» **SET TASK**
Only the lines from the start of the data through the line with "import plotly.graph_objects as go" belong in the copy. Restate them word for word, minus the pictures.
-- start of DATA --
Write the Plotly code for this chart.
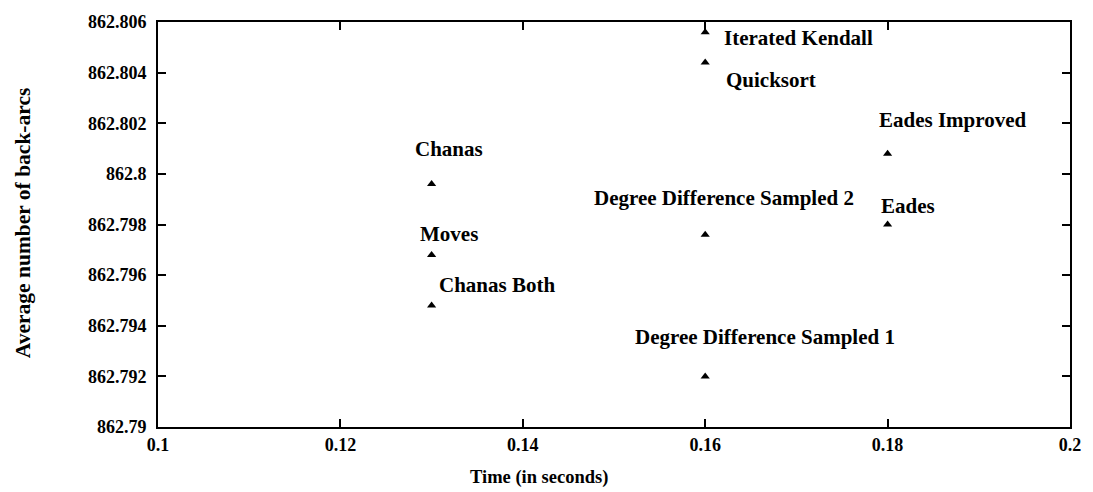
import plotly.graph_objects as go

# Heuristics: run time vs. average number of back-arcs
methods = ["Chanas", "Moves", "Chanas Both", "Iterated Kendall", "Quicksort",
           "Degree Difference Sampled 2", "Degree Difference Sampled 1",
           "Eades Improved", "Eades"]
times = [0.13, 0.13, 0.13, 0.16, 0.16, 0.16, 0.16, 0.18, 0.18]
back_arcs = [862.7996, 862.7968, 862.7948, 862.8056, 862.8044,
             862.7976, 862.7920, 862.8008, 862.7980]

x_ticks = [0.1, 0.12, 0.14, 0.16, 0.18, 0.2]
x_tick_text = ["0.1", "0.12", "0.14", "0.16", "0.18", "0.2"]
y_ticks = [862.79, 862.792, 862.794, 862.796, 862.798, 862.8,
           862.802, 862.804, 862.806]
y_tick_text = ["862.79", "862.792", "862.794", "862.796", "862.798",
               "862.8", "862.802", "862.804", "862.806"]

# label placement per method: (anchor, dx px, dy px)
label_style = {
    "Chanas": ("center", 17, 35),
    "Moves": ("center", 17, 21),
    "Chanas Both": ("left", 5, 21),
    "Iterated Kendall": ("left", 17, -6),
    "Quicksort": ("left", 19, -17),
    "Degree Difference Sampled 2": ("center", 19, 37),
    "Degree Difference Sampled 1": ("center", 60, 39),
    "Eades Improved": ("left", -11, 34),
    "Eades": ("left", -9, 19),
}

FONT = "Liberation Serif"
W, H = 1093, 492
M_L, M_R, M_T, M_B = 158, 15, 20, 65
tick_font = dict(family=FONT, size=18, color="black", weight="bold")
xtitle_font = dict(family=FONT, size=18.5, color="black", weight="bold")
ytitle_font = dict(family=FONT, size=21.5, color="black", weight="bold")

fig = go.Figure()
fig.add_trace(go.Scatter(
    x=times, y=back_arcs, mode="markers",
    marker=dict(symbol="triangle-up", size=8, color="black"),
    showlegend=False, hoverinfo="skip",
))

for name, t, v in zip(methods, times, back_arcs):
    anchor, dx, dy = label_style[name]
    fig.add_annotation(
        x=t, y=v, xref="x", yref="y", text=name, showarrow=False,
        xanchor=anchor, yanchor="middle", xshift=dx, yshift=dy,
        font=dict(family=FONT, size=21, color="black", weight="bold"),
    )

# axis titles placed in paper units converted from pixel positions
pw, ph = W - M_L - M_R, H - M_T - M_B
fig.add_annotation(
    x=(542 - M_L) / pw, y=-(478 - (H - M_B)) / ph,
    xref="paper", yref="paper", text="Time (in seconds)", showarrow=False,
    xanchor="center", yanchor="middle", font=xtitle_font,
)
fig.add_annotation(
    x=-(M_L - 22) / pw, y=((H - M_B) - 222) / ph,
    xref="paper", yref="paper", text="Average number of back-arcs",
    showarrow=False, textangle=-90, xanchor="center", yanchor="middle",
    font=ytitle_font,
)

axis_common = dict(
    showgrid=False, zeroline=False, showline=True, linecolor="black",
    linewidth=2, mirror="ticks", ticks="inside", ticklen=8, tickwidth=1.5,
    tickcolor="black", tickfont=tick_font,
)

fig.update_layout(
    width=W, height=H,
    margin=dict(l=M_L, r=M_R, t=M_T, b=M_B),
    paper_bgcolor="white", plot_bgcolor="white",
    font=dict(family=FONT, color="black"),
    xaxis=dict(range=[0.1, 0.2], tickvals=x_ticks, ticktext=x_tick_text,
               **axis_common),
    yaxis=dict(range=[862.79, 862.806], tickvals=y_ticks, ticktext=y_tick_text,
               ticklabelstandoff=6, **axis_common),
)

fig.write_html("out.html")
-- end of DATA --
» **SOLUTION**
Write the Plotly code for this chart.
import plotly.graph_objects as go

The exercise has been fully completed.